Your task
Set down the full listing exactly as given. Any pictures are to be left out.

— start —

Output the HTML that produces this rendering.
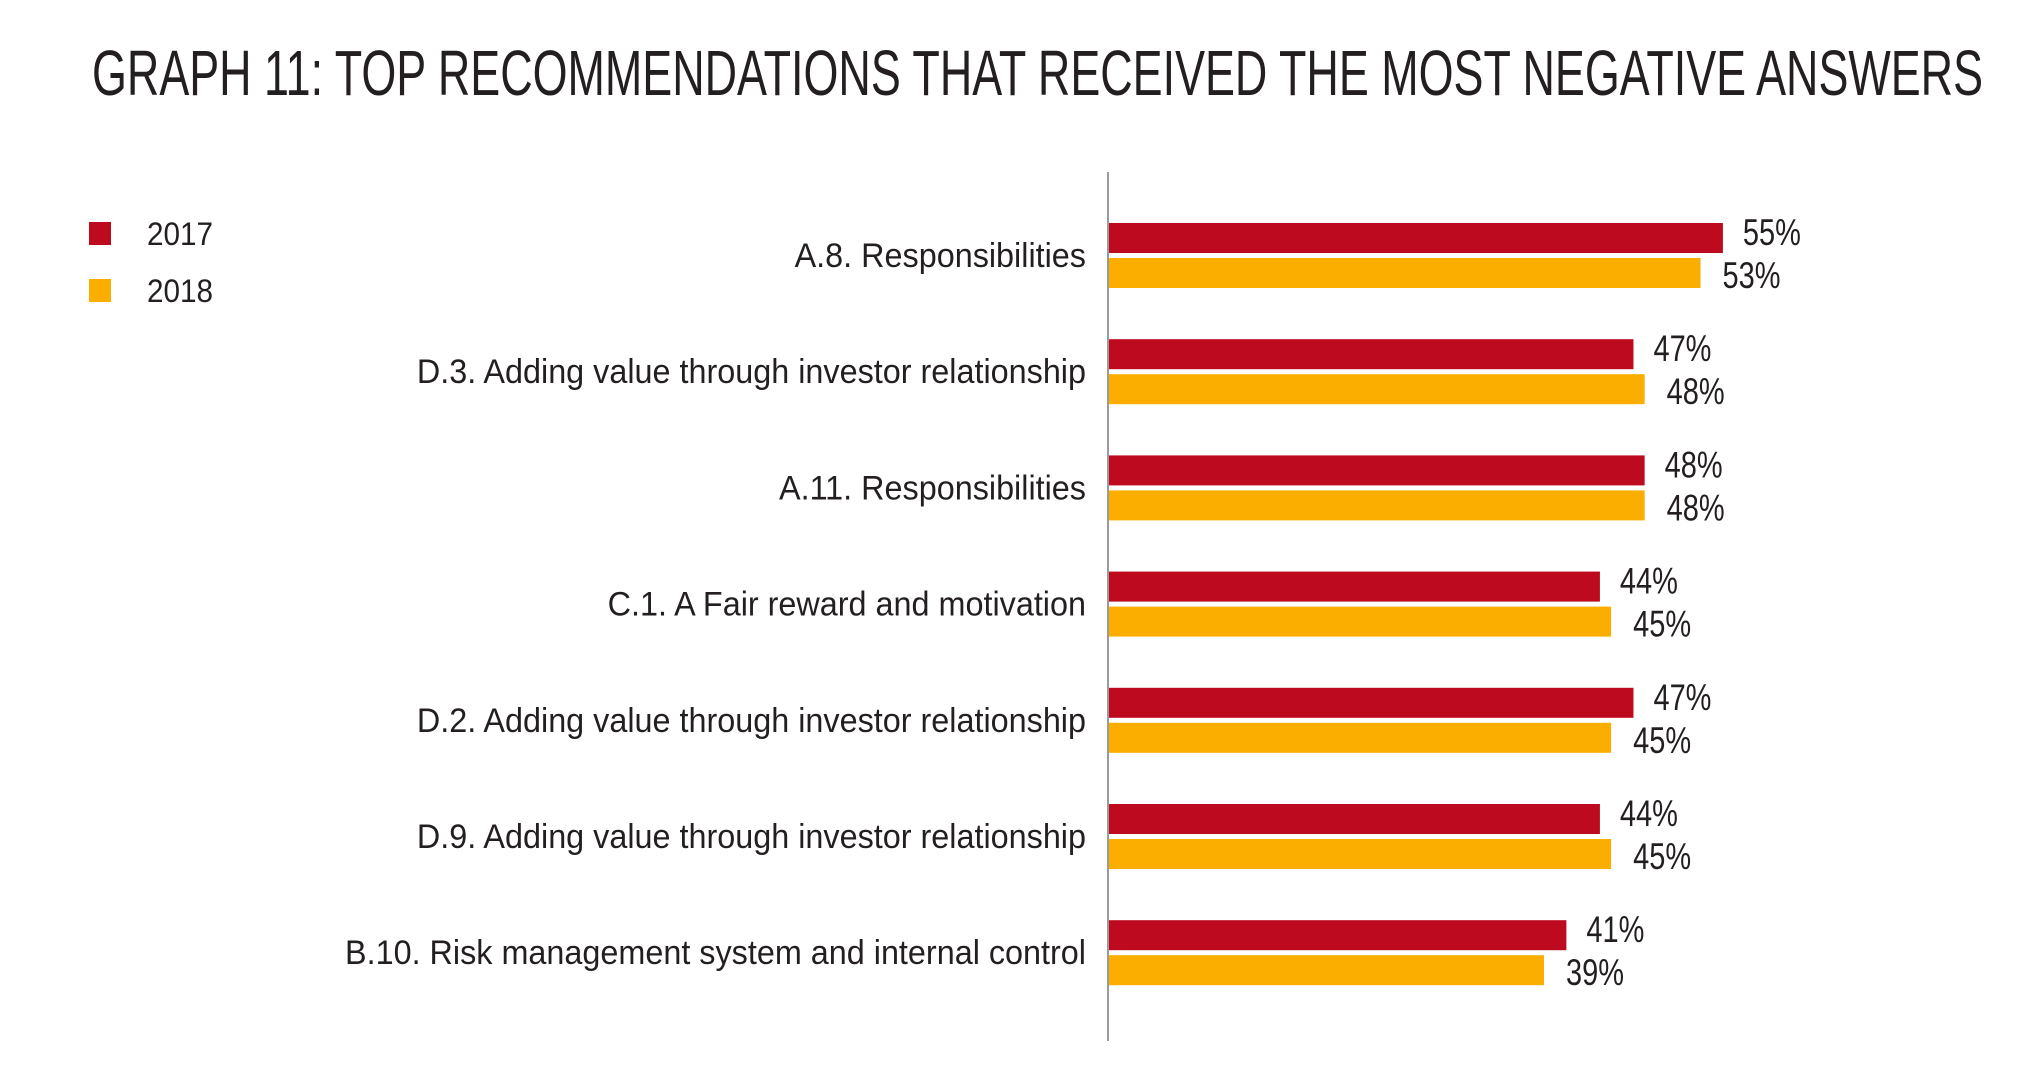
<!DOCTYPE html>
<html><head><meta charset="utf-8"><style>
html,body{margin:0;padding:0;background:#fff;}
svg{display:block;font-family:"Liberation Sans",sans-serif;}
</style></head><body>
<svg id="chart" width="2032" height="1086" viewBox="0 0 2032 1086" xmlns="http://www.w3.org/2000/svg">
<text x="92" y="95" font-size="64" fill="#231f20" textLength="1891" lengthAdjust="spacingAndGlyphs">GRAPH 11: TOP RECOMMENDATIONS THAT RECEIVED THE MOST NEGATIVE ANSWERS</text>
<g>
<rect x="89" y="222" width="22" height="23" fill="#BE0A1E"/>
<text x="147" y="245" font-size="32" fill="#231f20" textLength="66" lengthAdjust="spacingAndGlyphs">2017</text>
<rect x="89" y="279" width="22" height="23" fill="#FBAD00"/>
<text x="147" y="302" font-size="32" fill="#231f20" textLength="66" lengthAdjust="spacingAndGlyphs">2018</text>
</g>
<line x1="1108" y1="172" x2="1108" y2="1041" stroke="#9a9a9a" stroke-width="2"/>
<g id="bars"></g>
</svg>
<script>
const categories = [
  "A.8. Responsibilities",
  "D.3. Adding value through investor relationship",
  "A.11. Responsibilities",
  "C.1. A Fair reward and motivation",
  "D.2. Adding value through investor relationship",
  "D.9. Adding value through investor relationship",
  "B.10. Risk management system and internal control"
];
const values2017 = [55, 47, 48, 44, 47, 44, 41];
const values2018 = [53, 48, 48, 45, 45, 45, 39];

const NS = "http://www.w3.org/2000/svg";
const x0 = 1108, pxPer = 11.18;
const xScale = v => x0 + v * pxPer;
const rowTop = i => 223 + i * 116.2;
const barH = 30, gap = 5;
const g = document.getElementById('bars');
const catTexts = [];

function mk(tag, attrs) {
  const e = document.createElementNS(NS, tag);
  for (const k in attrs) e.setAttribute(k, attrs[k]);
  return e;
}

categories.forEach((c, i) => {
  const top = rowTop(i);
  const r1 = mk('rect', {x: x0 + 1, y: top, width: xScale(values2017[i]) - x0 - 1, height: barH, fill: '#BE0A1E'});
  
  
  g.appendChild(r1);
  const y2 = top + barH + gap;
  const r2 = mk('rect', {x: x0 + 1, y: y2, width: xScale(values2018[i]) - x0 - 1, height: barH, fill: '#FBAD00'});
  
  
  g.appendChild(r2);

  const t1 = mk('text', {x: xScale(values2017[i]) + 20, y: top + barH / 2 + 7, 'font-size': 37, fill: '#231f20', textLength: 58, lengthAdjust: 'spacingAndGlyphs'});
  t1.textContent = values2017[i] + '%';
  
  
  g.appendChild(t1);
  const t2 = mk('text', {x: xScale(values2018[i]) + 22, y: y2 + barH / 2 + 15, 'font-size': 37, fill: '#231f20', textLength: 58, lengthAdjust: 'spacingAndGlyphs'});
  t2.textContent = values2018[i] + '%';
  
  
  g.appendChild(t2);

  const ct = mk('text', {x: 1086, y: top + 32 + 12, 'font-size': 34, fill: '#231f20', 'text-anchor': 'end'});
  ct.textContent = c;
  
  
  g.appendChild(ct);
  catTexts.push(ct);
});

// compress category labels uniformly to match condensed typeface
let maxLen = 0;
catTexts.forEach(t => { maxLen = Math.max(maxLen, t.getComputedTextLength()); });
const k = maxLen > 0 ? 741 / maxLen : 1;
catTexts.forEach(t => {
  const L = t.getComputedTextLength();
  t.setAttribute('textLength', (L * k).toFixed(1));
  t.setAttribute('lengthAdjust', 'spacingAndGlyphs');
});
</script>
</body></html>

— end —

The answer
Output the HTML that produces this rendering.
<!DOCTYPE html>
<html><head><meta charset="utf-8"><style>
html,body{margin:0;padding:0;background:#fff;}
svg{display:block;font-family:"Liberation Sans",sans-serif;}
</style></head><body>
<svg id="chart" width="2032" height="1086" viewBox="0 0 2032 1086" xmlns="http://www.w3.org/2000/svg">
<text x="92" y="95" font-size="64" fill="#231f20" textLength="1891" lengthAdjust="spacingAndGlyphs">GRAPH 11: TOP RECOMMENDATIONS THAT RECEIVED THE MOST NEGATIVE ANSWERS</text>
<g>
<rect x="89" y="222" width="22" height="23" fill="#BE0A1E"/>
<text x="147" y="245" font-size="32" fill="#231f20" textLength="66" lengthAdjust="spacingAndGlyphs">2017</text>
<rect x="89" y="279" width="22" height="23" fill="#FBAD00"/>
<text x="147" y="302" font-size="32" fill="#231f20" textLength="66" lengthAdjust="spacingAndGlyphs">2018</text>
</g>
<line x1="1108" y1="172" x2="1108" y2="1041" stroke="#9a9a9a" stroke-width="2"/>
<g id="bars"></g>
</svg>
<script>
const categories = [
  "A.8. Responsibilities",
  "D.3. Adding value through investor relationship",
  "A.11. Responsibilities",
  "C.1. A Fair reward and motivation",
  "D.2. Adding value through investor relationship",
  "D.9. Adding value through investor relationship",
  "B.10. Risk management system and internal control"
];
const values2017 = [55, 47, 48, 44, 47, 44, 41];
const values2018 = [53, 48, 48, 45, 45, 45, 39];

const NS = "http://www.w3.org/2000/svg";
const x0 = 1108, pxPer = 11.18;
const xScale = v => x0 + v * pxPer;
const rowTop = i => 223 + i * 116.2;
const barH = 30, gap = 5;
const g = document.getElementById('bars');
const catTexts = [];

function mk(tag, attrs) {
  const e = document.createElementNS(NS, tag);
  for (const k in attrs) e.setAttribute(k, attrs[k]);
  return e;
}

categories.forEach((c, i) => {
  const top = rowTop(i);
  const r1 = mk('rect', {x: x0 + 1, y: top, width: xScale(values2017[i]) - x0 - 1, height: barH, fill: '#BE0A1E'});
  
  
  g.appendChild(r1);
  const y2 = top + barH + gap;
  const r2 = mk('rect', {x: x0 + 1, y: y2, width: xScale(values2018[i]) - x0 - 1, height: barH, fill: '#FBAD00'});
  
  
  g.appendChild(r2);

  const t1 = mk('text', {x: xScale(values2017[i]) + 20, y: top + barH / 2 + 7, 'font-size': 37, fill: '#231f20', textLength: 58, lengthAdjust: 'spacingAndGlyphs'});
  t1.textContent = values2017[i] + '%';
  
  
  g.appendChild(t1);
  const t2 = mk('text', {x: xScale(values2018[i]) + 22, y: y2 + barH / 2 + 15, 'font-size': 37, fill: '#231f20', textLength: 58, lengthAdjust: 'spacingAndGlyphs'});
  t2.textContent = values2018[i] + '%';
  
  
  g.appendChild(t2);

  const ct = mk('text', {x: 1086, y: top + 32 + 12, 'font-size': 34, fill: '#231f20', 'text-anchor': 'end'});
  ct.textContent = c;
  
  
  g.appendChild(ct);
  catTexts.push(ct);
});

// compress category labels uniformly to match condensed typeface
let maxLen = 0;
catTexts.forEach(t => { maxLen = Math.max(maxLen, t.getComputedTextLength()); });
const k = maxLen > 0 ? 741 / maxLen : 1;
catTexts.forEach(t => {
  const L = t.getComputedTextLength();
  t.setAttribute('textLength', (L * k).toFixed(1));
  t.setAttribute('lengthAdjust', 'spacingAndGlyphs');
});
</script>
</body></html>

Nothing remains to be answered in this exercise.